THE EXERCISE: Return verbatim all lines from the first one in the records to the line with "plt.rcParams['font.family'] = ['Liberation", both ends kept.

SOURCE RECORDS:

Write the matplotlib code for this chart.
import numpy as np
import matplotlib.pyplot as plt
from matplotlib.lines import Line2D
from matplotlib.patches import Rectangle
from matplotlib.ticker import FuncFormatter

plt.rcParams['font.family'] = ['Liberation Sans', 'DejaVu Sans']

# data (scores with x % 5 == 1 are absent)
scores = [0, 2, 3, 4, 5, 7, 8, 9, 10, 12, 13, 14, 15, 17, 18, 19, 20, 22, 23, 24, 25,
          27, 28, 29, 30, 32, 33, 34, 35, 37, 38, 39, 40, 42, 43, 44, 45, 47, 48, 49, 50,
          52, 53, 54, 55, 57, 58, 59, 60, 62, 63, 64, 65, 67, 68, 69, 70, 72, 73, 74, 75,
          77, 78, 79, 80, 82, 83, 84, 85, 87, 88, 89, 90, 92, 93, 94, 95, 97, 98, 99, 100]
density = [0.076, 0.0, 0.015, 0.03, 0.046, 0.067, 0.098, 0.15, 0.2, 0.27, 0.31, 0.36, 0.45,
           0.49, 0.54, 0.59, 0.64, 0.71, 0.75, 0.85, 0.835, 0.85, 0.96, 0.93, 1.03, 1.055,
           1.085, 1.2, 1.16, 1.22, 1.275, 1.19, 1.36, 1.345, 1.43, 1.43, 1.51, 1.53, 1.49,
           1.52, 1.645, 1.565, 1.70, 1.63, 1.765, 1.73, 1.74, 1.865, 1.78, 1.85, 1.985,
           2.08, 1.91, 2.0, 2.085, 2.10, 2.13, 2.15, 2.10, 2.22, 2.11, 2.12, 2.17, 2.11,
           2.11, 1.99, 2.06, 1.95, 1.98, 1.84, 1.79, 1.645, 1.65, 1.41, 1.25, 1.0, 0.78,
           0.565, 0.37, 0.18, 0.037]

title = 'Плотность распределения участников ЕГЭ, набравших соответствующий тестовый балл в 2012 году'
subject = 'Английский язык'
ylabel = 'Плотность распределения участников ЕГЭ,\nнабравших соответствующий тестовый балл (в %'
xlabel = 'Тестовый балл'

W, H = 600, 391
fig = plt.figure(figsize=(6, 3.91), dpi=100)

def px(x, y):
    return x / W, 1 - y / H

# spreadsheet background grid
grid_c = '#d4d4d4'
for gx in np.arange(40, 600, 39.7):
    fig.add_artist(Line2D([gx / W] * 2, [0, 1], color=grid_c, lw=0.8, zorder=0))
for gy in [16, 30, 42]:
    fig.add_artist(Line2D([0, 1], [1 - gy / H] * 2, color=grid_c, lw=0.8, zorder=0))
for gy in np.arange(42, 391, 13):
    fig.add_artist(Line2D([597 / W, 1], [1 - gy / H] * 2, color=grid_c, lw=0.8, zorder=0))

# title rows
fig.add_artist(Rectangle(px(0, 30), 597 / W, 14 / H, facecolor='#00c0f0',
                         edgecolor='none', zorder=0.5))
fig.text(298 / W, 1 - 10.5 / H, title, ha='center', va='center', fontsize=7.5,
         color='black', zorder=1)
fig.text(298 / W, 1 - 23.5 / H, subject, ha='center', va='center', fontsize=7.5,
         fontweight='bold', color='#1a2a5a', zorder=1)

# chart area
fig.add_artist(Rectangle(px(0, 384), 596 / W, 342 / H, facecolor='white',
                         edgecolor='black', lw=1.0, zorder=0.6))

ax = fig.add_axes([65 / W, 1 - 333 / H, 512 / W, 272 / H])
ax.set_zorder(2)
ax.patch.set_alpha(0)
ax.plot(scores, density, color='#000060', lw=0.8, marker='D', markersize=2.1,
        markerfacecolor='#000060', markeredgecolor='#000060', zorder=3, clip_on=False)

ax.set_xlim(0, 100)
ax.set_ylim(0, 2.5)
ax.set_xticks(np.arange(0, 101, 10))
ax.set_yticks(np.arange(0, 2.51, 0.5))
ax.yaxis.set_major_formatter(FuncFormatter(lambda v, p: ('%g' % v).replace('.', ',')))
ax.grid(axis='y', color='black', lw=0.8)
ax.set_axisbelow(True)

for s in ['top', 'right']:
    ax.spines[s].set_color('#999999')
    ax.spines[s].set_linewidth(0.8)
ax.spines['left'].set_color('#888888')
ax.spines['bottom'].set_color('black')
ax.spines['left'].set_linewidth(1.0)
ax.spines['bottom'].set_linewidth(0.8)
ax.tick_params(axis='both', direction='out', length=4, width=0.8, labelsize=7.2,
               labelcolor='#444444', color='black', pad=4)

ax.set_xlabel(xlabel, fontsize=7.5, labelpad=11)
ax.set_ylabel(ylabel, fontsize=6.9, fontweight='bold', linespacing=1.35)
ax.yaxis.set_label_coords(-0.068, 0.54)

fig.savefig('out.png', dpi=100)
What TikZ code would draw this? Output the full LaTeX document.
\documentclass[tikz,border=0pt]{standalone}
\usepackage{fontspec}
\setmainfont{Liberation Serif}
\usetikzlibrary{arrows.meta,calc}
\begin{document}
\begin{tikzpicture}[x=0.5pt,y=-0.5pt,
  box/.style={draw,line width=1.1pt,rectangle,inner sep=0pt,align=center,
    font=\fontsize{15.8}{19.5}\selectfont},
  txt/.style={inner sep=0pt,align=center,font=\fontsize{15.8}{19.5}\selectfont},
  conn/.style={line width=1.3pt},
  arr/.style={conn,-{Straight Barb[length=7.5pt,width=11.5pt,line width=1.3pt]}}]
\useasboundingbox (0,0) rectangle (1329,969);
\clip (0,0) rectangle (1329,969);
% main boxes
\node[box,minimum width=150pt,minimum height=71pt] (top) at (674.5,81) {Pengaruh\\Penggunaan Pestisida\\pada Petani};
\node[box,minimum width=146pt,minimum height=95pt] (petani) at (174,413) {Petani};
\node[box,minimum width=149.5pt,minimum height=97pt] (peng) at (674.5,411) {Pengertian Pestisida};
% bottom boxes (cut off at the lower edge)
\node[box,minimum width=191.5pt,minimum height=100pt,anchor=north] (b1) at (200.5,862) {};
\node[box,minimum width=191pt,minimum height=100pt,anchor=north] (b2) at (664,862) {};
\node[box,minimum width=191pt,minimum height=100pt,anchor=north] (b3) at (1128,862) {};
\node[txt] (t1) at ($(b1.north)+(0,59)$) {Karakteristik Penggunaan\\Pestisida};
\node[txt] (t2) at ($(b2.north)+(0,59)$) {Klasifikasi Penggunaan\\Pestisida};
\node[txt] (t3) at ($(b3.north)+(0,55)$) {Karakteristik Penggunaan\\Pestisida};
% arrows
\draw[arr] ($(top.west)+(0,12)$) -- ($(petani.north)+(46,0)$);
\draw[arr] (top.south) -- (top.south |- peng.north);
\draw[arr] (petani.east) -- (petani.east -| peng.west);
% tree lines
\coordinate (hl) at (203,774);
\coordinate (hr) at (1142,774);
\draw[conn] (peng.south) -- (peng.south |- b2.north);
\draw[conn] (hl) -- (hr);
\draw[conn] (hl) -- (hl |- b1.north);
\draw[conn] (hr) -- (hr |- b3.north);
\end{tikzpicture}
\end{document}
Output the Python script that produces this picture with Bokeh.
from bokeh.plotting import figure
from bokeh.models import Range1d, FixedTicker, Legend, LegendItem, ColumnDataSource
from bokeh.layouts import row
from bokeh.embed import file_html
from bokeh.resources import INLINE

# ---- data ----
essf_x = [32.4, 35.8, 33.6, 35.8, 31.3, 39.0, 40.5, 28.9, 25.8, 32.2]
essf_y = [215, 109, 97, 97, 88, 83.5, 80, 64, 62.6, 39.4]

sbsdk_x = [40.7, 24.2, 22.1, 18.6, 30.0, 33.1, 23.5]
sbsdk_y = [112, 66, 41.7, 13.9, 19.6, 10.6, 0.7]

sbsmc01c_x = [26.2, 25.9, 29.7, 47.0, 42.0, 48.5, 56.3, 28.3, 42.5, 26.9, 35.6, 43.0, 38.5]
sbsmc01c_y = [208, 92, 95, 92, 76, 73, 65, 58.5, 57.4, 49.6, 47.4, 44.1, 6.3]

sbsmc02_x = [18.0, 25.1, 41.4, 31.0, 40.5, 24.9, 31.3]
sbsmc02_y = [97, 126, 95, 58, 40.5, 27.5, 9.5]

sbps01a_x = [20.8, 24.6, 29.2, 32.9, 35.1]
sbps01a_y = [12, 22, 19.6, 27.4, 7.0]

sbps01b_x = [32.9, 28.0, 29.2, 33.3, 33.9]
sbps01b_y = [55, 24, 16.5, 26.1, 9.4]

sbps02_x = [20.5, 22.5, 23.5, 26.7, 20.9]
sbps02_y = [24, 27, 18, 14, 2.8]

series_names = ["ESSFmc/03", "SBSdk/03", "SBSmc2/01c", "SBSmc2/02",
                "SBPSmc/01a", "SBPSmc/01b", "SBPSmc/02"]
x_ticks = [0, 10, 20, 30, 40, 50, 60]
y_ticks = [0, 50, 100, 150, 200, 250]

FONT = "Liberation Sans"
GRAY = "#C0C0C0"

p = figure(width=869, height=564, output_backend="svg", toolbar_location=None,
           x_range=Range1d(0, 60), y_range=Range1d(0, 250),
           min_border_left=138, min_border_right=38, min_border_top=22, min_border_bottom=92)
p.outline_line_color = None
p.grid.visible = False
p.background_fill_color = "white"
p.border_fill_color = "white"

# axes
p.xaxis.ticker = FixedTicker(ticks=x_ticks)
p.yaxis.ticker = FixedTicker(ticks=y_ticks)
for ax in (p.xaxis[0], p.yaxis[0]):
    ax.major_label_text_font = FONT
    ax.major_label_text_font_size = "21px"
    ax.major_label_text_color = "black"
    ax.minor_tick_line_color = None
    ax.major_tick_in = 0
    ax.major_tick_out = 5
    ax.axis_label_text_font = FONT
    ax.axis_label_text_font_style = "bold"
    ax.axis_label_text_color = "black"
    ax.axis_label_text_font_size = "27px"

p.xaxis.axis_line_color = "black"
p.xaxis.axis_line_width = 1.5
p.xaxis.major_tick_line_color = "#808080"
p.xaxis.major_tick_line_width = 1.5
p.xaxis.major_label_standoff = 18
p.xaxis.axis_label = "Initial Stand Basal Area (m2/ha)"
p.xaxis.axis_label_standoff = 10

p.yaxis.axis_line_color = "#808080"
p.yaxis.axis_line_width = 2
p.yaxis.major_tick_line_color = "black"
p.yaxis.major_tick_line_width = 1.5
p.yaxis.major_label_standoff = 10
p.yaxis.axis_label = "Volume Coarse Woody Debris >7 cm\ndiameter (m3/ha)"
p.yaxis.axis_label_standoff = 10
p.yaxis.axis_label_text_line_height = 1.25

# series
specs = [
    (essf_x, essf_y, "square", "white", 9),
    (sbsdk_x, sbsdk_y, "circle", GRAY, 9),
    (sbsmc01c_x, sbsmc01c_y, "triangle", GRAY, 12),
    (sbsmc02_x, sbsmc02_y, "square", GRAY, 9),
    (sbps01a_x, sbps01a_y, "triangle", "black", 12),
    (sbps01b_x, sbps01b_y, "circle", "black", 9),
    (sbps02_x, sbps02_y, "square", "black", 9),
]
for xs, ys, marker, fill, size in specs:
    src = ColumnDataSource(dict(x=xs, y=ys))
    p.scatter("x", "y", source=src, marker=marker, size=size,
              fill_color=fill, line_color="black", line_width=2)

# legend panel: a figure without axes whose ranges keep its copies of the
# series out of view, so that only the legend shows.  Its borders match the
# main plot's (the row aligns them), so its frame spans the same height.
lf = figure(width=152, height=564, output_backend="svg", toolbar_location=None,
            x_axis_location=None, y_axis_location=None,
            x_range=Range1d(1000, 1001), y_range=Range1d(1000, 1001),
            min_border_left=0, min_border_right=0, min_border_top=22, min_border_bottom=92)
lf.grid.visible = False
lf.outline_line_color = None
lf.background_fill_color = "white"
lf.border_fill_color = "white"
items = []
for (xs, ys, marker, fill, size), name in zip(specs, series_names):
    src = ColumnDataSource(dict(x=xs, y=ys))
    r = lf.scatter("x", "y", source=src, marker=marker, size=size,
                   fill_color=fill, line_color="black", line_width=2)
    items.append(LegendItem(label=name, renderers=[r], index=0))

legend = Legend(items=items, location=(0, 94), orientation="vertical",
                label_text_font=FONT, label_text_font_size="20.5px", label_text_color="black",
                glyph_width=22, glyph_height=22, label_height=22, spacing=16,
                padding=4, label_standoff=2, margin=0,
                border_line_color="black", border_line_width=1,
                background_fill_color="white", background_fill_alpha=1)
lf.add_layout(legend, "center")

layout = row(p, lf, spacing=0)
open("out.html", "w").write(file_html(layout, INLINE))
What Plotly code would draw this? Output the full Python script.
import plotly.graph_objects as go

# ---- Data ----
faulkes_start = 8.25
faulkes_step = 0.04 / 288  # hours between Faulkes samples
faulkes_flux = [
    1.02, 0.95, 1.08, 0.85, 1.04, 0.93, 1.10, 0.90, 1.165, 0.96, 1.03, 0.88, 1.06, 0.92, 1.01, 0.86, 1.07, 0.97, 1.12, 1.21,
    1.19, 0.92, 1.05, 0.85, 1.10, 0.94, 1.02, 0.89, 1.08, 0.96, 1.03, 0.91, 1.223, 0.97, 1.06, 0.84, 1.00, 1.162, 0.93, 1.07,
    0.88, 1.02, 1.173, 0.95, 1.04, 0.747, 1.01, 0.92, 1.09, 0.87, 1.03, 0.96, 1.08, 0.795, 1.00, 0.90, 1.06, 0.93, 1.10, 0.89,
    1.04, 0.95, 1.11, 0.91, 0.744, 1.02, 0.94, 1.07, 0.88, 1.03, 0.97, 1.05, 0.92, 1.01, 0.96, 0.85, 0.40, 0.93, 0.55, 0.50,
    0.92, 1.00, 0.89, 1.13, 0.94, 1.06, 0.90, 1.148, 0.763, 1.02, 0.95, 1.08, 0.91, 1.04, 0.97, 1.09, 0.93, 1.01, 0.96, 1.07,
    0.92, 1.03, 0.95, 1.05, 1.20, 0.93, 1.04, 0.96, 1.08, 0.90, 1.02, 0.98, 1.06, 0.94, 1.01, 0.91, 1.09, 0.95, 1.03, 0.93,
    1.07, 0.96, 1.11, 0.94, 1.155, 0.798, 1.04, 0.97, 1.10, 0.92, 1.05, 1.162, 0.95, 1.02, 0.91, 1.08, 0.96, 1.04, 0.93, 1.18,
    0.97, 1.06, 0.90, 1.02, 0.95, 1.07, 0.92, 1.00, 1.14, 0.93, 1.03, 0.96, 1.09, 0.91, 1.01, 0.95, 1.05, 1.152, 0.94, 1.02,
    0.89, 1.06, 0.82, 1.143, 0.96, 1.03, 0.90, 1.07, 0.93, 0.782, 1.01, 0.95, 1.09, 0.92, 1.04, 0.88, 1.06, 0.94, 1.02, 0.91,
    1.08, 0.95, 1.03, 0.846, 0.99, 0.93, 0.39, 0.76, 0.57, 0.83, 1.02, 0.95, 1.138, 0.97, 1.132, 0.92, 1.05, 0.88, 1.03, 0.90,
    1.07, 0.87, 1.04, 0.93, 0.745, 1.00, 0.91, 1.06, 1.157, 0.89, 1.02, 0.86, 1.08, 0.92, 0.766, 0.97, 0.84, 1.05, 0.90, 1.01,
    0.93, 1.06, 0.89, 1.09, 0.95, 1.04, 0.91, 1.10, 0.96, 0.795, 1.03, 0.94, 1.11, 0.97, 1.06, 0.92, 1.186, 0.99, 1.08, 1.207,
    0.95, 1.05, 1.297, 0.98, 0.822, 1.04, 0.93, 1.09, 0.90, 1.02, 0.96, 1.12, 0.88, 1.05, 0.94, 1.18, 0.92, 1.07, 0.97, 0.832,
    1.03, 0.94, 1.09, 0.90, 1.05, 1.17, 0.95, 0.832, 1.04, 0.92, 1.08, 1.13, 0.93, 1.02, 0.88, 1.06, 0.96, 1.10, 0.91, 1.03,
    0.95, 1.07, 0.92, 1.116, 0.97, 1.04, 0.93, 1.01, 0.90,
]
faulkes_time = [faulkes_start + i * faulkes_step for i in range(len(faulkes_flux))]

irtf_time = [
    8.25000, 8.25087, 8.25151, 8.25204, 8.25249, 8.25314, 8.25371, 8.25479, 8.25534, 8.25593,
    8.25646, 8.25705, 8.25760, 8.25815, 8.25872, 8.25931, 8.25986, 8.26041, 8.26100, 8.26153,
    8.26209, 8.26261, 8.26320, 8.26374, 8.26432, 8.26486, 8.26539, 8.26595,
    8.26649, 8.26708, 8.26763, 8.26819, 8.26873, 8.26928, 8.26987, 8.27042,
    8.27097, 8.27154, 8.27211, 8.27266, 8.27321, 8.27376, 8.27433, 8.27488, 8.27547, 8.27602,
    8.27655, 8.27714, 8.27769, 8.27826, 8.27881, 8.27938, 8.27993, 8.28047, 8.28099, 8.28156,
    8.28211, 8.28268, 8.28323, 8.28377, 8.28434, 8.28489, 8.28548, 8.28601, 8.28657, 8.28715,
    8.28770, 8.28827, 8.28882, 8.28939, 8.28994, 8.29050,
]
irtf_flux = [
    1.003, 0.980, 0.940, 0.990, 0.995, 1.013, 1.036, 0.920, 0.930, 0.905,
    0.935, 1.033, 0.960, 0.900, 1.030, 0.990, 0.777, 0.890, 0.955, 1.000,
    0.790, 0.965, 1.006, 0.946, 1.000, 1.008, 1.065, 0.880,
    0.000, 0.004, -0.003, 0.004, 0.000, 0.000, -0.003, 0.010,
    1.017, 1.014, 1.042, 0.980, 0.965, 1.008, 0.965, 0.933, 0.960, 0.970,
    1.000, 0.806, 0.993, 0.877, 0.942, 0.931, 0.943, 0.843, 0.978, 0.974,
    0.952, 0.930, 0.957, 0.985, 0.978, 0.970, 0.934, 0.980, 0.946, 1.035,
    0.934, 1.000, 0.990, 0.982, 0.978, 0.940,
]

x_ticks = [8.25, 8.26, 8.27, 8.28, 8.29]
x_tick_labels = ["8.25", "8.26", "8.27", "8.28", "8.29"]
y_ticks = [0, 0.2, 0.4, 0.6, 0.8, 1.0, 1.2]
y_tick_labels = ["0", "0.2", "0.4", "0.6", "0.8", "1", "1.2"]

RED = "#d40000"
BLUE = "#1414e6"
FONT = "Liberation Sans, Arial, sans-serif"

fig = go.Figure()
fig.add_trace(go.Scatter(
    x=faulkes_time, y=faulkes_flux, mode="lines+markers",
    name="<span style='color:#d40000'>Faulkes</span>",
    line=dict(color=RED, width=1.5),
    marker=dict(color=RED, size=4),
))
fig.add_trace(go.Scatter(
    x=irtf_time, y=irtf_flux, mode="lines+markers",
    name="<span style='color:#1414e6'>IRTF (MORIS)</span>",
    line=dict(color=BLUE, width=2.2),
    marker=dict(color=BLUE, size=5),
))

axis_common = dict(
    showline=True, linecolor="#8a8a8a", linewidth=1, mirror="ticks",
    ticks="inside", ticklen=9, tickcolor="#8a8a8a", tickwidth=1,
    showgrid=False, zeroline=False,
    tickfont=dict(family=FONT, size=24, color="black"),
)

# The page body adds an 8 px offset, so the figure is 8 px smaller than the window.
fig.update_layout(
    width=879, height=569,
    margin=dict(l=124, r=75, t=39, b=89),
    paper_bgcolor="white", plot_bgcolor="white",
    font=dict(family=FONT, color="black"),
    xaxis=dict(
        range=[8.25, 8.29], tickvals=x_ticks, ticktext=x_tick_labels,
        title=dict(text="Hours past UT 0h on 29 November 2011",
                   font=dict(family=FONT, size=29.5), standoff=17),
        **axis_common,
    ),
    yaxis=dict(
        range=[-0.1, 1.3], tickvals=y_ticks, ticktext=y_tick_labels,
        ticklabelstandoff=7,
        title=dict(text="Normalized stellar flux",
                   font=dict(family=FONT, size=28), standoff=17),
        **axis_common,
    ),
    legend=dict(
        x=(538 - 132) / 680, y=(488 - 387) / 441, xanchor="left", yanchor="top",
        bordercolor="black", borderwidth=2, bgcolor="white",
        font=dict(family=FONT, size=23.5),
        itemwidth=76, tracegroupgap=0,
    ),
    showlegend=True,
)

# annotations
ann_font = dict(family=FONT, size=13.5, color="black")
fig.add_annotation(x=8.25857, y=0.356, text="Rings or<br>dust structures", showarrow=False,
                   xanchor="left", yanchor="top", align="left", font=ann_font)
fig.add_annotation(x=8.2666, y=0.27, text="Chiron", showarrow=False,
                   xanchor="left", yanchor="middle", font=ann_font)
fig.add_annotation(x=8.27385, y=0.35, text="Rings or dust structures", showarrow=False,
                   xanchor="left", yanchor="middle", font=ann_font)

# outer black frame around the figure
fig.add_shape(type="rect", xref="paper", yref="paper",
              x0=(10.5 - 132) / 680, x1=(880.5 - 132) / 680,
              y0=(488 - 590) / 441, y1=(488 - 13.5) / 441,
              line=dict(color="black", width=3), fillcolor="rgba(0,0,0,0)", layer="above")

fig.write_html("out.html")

FINISHED EXERCISE:
Write the matplotlib code for this chart.
import numpy as np
import matplotlib.pyplot as plt
from matplotlib.lines import Line2D
from matplotlib.patches import Rectangle
from matplotlib.ticker import FuncFormatter

plt.rcParams['font.family'] = ['Liberation Sans', 'DejaVu Sans']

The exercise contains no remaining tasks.